(Short task) Return the data exactly, with all pictures removed.

***** Source excerpt

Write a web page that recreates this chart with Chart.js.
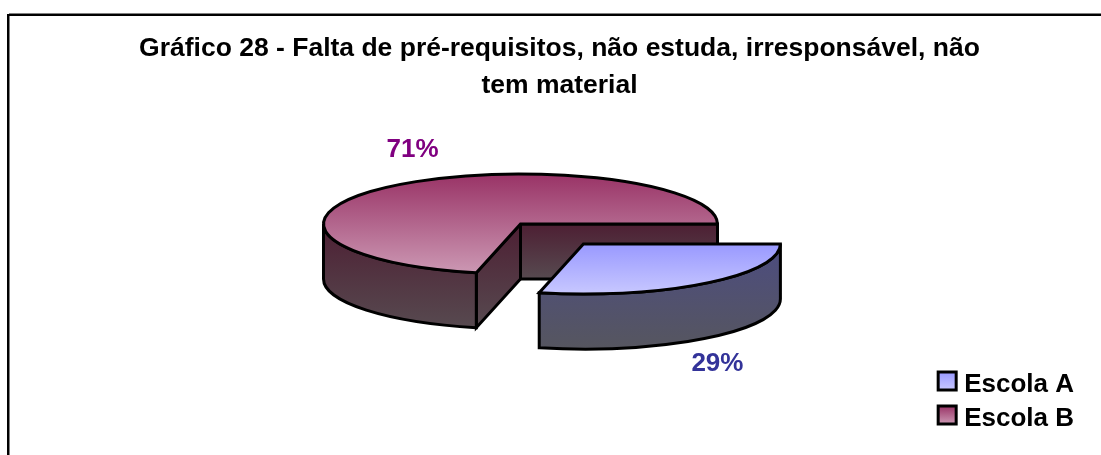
<!DOCTYPE html>
<html>
<head>
<meta charset="utf-8">
<style>
  html, body { margin: 0; padding: 0; background: #fff; }
  #wrap { width: 1101px; height: 455px; }
</style>
<script src="https://cdn.jsdelivr.net/npm/chart.js@4"></script>
</head>
<body>
<div id="wrap"><canvas id="myChart"></canvas></div>
<script>
"use strict";

const categories = ["Escola A", "Escola B"];
const seriesValues = [28.6, 71.4];
const explode = [101, 0];
const titleLines = ["Gráfico 28 - Falta de pré-requisitos, não estuda, irresponsável, não", "tem material"];

const pieCenter = { x: 520.5, y: 224 };
const radius = 197;
const tilt = 50 / 197;
const depth = 55;
const fontFamily = "'Liberation Sans', Arial, sans-serif";

const labelColors = ["#333399", "#800080"];
const labelOffsets = [{ dx: 134, dy: 120 }, { dx: -108, dy: -74 }];
const topColors = [["#9999ff", "#c8c8ff"], ["#993366", "#cc99b4"]];
const wallColors = [["#4c4c80", "#56565f"], ["#4d1f33", "#574a50"]];

function vGradient(ctx, y0, y1, colors) {
  const g = ctx.createLinearGradient(0, y0, 0, y1);
  g.addColorStop(0, colors[0]);
  g.addColorStop(1, colors[1]);
  return g;
}

// where the slice's centre ends up on the page, after exploding and tilting
function sliceCenter(arc, i) {
  const mid = (arc.startAngle + arc.endAngle) / 2;
  return {
    x: pieCenter.x + Math.cos(mid) * explode[i],
    y: pieCenter.y + Math.sin(mid) * explode[i] * tilt,
  };
}

function strokeBlack(ctx) {
  ctx.strokeStyle = "#000";
  ctx.lineWidth = 3;
  ctx.lineJoin = "miter";
  ctx.stroke();
}

function facePath(ctx, points) {
  ctx.beginPath();
  points.forEach((p, n) => (n ? ctx.lineTo(p.x, p.y) : ctx.moveTo(p.x, p.y)));
  ctx.closePath();
}

function drawWalls(ctx, arc, i) {
  const c = sliceCenter(arc, i);
  const r = arc.outerRadius;
  const rimPoint = (a) => ({ x: c.x + Math.cos(a) * r, y: c.y + Math.sin(a) * r * tilt });
  const down = (p) => ({ x: p.x, y: p.y + depth });
  const from = arc.startAngle;
  const to = Math.min(arc.endAngle, Math.PI);

  // the cut faces that look at the viewer (only the big slice shows them)
  if (arc.endAngle - arc.startAngle > Math.PI) {
    const back = rimPoint(arc.endAngle);
    facePath(ctx, [c, back, down(back), down(c)]);
    ctx.fillStyle = vGradient(ctx, c.y, c.y + depth, wallColors[i]);
    ctx.fill();
    strokeBlack(ctx);

    const front = rimPoint(from);
    facePath(ctx, [c, front, down(front), down(c)]);
    ctx.fillStyle = vGradient(ctx, c.y, front.y + depth, wallColors[i]);
    ctx.fill();
    strokeBlack(ctx);
  }

  // outer curved wall
  const end = rimPoint(to);
  ctx.beginPath();
  ctx.ellipse(c.x, c.y, r, r * tilt, 0, from, to);
  ctx.lineTo(end.x, end.y + depth);
  ctx.ellipse(c.x, c.y + depth, r, r * tilt, 0, to, from, true);
  ctx.closePath();
  ctx.fillStyle = vGradient(ctx, c.y, c.y + r * tilt + depth, wallColors[i]);
  ctx.fill();
  strokeBlack(ctx);
}

function drawTop(ctx, arc, i) {
  const c = sliceCenter(arc, i);
  ctx.save();
  ctx.translate(c.x, c.y);
  ctx.scale(1, tilt);
  ctx.translate(-arc.x, -arc.y);
  arc.draw(ctx);
  ctx.restore();

  // outline is stroked without the squash so it keeps an even width
  ctx.beginPath();
  ctx.moveTo(c.x, c.y);
  ctx.ellipse(c.x, c.y, arc.outerRadius, arc.outerRadius * tilt, 0, arc.startAngle, arc.endAngle);
  ctx.closePath();
  strokeBlack(ctx);
}

const pie3d = {
  id: "pie3d",
  beforeDraw(chart) {
    // chart frame: only the top and left edges are inside the picture
    const ctx = chart.ctx;
    ctx.save();
    ctx.fillStyle = "#808080";
    ctx.fillRect(9, 13, chart.width, 1);
    ctx.fillRect(9, 14, 1, chart.height);
    ctx.fillStyle = "#000";
    ctx.fillRect(7, 14, chart.width, 2);
    ctx.fillRect(7, 14, 2, chart.height);
    ctx.restore();
  },
  beforeDatasetDraw(chart, args) {
    const ctx = chart.ctx;
    const arcs = args.meta.data;
    // back to front: big slice first, then the exploded one over it
    const order = [1, 0];
    ctx.save();
    order.forEach((i) => drawWalls(ctx, arcs[i], i));
    order.forEach((i) => drawTop(ctx, arcs[i], i));
    ctx.restore();
    return false;
  },
  afterDatasetsDraw(chart) {
    const ctx = chart.ctx;
    const arcs = chart.getDatasetMeta(0).data;
    ctx.save();
    ctx.font = "bold 26px " + fontFamily;
    ctx.textAlign = "center";
    ctx.textBaseline = "middle";
    arcs.forEach((arc, i) => {
      const c = sliceCenter(arc, i);
      ctx.fillStyle = labelColors[i];
      ctx.fillText(Math.round(seriesValues[i]) + "%", c.x + labelOffsets[i].dx, c.y + labelOffsets[i].dy);
    });
    ctx.restore();
  },
  afterDraw(chart) {
    const ctx = chart.ctx;
    const boxes = chart.legend.legendHitBoxes;
    ctx.save();
    boxes.forEach((b, i) => {
      ctx.fillStyle = vGradient(ctx, b.top, b.top + 18, topColors[i]);
      ctx.fillRect(b.left, b.top, 18, 18);
      ctx.strokeStyle = "#000";
      ctx.lineWidth = 3;
      ctx.strokeRect(b.left, b.top, 18, 18);
    });
    ctx.restore();
  },
};

new Chart(document.getElementById("myChart"), {
  type: "pie",
  data: {
    labels: categories,
    datasets: [
      {
        data: seriesValues,
        borderWidth: 0,
        radius: radius,
        backgroundColor(context) {
          const i = context.dataIndex;
          const area = context.chart.chartArea;
          if (!area) return topColors[i][0];
          const cy = (area.top + area.bottom) / 2;
          // the small slice only covers the lower half of the circle
          const top = seriesValues[i] > 50 ? cy - radius : cy;
          return vGradient(context.chart.ctx, top, cy + radius, topColors[i]);
        },
      },
    ],
  },
  options: {
    responsive: true,
    maintainAspectRatio: false,
    animation: false,
    rotation: 90,
    layout: { padding: { left: 35, right: 17, top: 0, bottom: 15 } },
    plugins: {
      title: {
        display: true,
        text: titleLines,
        color: "#000",
        font: { family: fontFamily, size: 26.5, weight: "bold", lineHeight: 1.39 },
        padding: { top: 30, bottom: 10 },
      },
      legend: {
        position: "right",
        align: "end",
        labels: {
          boxWidth: 13,
          boxHeight: 18,
          padding: 8,
          color: "#000",
          font: { family: fontFamily, size: 26, weight: "bold" },
          generateLabels(chart) {
            return chart.data.labels.map((text, index) => ({
              text,
              index,
              fillStyle: "rgba(0,0,0,0)",
              strokeStyle: "rgba(0,0,0,0)",
              lineWidth: 0,
            }));
          },
        },
      },
      tooltip: { enabled: false },
    },
  },
  plugins: [pie3d],
});
</script>
</body>
</html>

**********

(Solution for this exercise)
Write a web page that recreates this chart with Chart.js.
<!DOCTYPE html>
<html>
<head>
<meta charset="utf-8">
<style>
  html, body { margin: 0; padding: 0; background: #fff; }
  #wrap { width: 1101px; height: 455px; }
</style>
<script src="https://cdn.jsdelivr.net/npm/chart.js@4"></script>
</head>
<body>
<div id="wrap"><canvas id="myChart"></canvas></div>
<script>
"use strict";

const categories = ["Escola A", "Escola B"];
const seriesValues = [28.6, 71.4];
const explode = [101, 0];
const titleLines = ["Gráfico 28 - Falta de pré-requisitos, não estuda, irresponsável, não", "tem material"];

const pieCenter = { x: 520.5, y: 224 };
const radius = 197;
const tilt = 50 / 197;
const depth = 55;
const fontFamily = "'Liberation Sans', Arial, sans-serif";

const labelColors = ["#333399", "#800080"];
const labelOffsets = [{ dx: 134, dy: 120 }, { dx: -108, dy: -74 }];
const topColors = [["#9999ff", "#c8c8ff"], ["#993366", "#cc99b4"]];
const wallColors = [["#4c4c80", "#56565f"], ["#4d1f33", "#574a50"]];

function vGradient(ctx, y0, y1, colors) {
  const g = ctx.createLinearGradient(0, y0, 0, y1);
  g.addColorStop(0, colors[0]);
  g.addColorStop(1, colors[1]);
  return g;
}

// where the slice's centre ends up on the page, after exploding and tilting
function sliceCenter(arc, i) {
  const mid = (arc.startAngle + arc.endAngle) / 2;
  return {
    x: pieCenter.x + Math.cos(mid) * explode[i],
    y: pieCenter.y + Math.sin(mid) * explode[i] * tilt,
  };
}

function strokeBlack(ctx) {
  ctx.strokeStyle = "#000";
  ctx.lineWidth = 3;
  ctx.lineJoin = "miter";
  ctx.stroke();
}

function facePath(ctx, points) {
  ctx.beginPath();
  points.forEach((p, n) => (n ? ctx.lineTo(p.x, p.y) : ctx.moveTo(p.x, p.y)));
  ctx.closePath();
}

function drawWalls(ctx, arc, i) {
  const c = sliceCenter(arc, i);
  const r = arc.outerRadius;
  const rimPoint = (a) => ({ x: c.x + Math.cos(a) * r, y: c.y + Math.sin(a) * r * tilt });
  const down = (p) => ({ x: p.x, y: p.y + depth });
  const from = arc.startAngle;
  const to = Math.min(arc.endAngle, Math.PI);

  // the cut faces that look at the viewer (only the big slice shows them)
  if (arc.endAngle - arc.startAngle > Math.PI) {
    const back = rimPoint(arc.endAngle);
    facePath(ctx, [c, back, down(back), down(c)]);
    ctx.fillStyle = vGradient(ctx, c.y, c.y + depth, wallColors[i]);
    ctx.fill();
    strokeBlack(ctx);

    const front = rimPoint(from);
    facePath(ctx, [c, front, down(front), down(c)]);
    ctx.fillStyle = vGradient(ctx, c.y, front.y + depth, wallColors[i]);
    ctx.fill();
    strokeBlack(ctx);
  }

  // outer curved wall
  const end = rimPoint(to);
  ctx.beginPath();
  ctx.ellipse(c.x, c.y, r, r * tilt, 0, from, to);
  ctx.lineTo(end.x, end.y + depth);
  ctx.ellipse(c.x, c.y + depth, r, r * tilt, 0, to, from, true);
  ctx.closePath();
  ctx.fillStyle = vGradient(ctx, c.y, c.y + r * tilt + depth, wallColors[i]);
  ctx.fill();
  strokeBlack(ctx);
}

function drawTop(ctx, arc, i) {
  const c = sliceCenter(arc, i);
  ctx.save();
  ctx.translate(c.x, c.y);
  ctx.scale(1, tilt);
  ctx.translate(-arc.x, -arc.y);
  arc.draw(ctx);
  ctx.restore();

  // outline is stroked without the squash so it keeps an even width
  ctx.beginPath();
  ctx.moveTo(c.x, c.y);
  ctx.ellipse(c.x, c.y, arc.outerRadius, arc.outerRadius * tilt, 0, arc.startAngle, arc.endAngle);
  ctx.closePath();
  strokeBlack(ctx);
}

const pie3d = {
  id: "pie3d",
  beforeDraw(chart) {
    // chart frame: only the top and left edges are inside the picture
    const ctx = chart.ctx;
    ctx.save();
    ctx.fillStyle = "#808080";
    ctx.fillRect(9, 13, chart.width, 1);
    ctx.fillRect(9, 14, 1, chart.height);
    ctx.fillStyle = "#000";
    ctx.fillRect(7, 14, chart.width, 2);
    ctx.fillRect(7, 14, 2, chart.height);
    ctx.restore();
  },
  beforeDatasetDraw(chart, args) {
    const ctx = chart.ctx;
    const arcs = args.meta.data;
    // back to front: big slice first, then the exploded one over it
    const order = [1, 0];
    ctx.save();
    order.forEach((i) => drawWalls(ctx, arcs[i], i));
    order.forEach((i) => drawTop(ctx, arcs[i], i));
    ctx.restore();
    return false;
  },
  afterDatasetsDraw(chart) {
    const ctx = chart.ctx;
    const arcs = chart.getDatasetMeta(0).data;
    ctx.save();
    ctx.font = "bold 26px " + fontFamily;
    ctx.textAlign = "center";
    ctx.textBaseline = "middle";
    arcs.forEach((arc, i) => {
      const c = sliceCenter(arc, i);
      ctx.fillStyle = labelColors[i];
      ctx.fillText(Math.round(seriesValues[i]) + "%", c.x + labelOffsets[i].dx, c.y + labelOffsets[i].dy);
    });
    ctx.restore();
  },
  afterDraw(chart) {
    const ctx = chart.ctx;
    const boxes = chart.legend.legendHitBoxes;
    ctx.save();
    boxes.forEach((b, i) => {
      ctx.fillStyle = vGradient(ctx, b.top, b.top + 18, topColors[i]);
      ctx.fillRect(b.left, b.top, 18, 18);
      ctx.strokeStyle = "#000";
      ctx.lineWidth = 3;
      ctx.strokeRect(b.left, b.top, 18, 18);
    });
    ctx.restore();
  },
};

new Chart(document.getElementById("myChart"), {
  type: "pie",
  data: {
    labels: categories,
    datasets: [
      {
        data: seriesValues,
        borderWidth: 0,
        radius: radius,
        backgroundColor(context) {
          const i = context.dataIndex;
          const area = context.chart.chartArea;
          if (!area) return topColors[i][0];
          const cy = (area.top + area.bottom) / 2;
          // the small slice only covers the lower half of the circle
          const top = seriesValues[i] > 50 ? cy - radius : cy;
          return vGradient(context.chart.ctx, top, cy + radius, topColors[i]);
        },
      },
    ],
  },
  options: {
    responsive: true,
    maintainAspectRatio: false,
    animation: false,
    rotation: 90,
    layout: { padding: { left: 35, right: 17, top: 0, bottom: 15 } },
    plugins: {
      title: {
        display: true,
        text: titleLines,
        color: "#000",
        font: { family: fontFamily, size: 26.5, weight: "bold", lineHeight: 1.39 },
        padding: { top: 30, bottom: 10 },
      },
      legend: {
        position: "right",
        align: "end",
        labels: {
          boxWidth: 13,
          boxHeight: 18,
          padding: 8,
          color: "#000",
          font: { family: fontFamily, size: 26, weight: "bold" },
          generateLabels(chart) {
            return chart.data.labels.map((text, index) => ({
              text,
              index,
              fillStyle: "rgba(0,0,0,0)",
              strokeStyle: "rgba(0,0,0,0)",
              lineWidth: 0,
            }));
          },
        },
      },
      tooltip: { enabled: false },
    },
  },
  plugins: [pie3d],
});
</script>
</body>
</html>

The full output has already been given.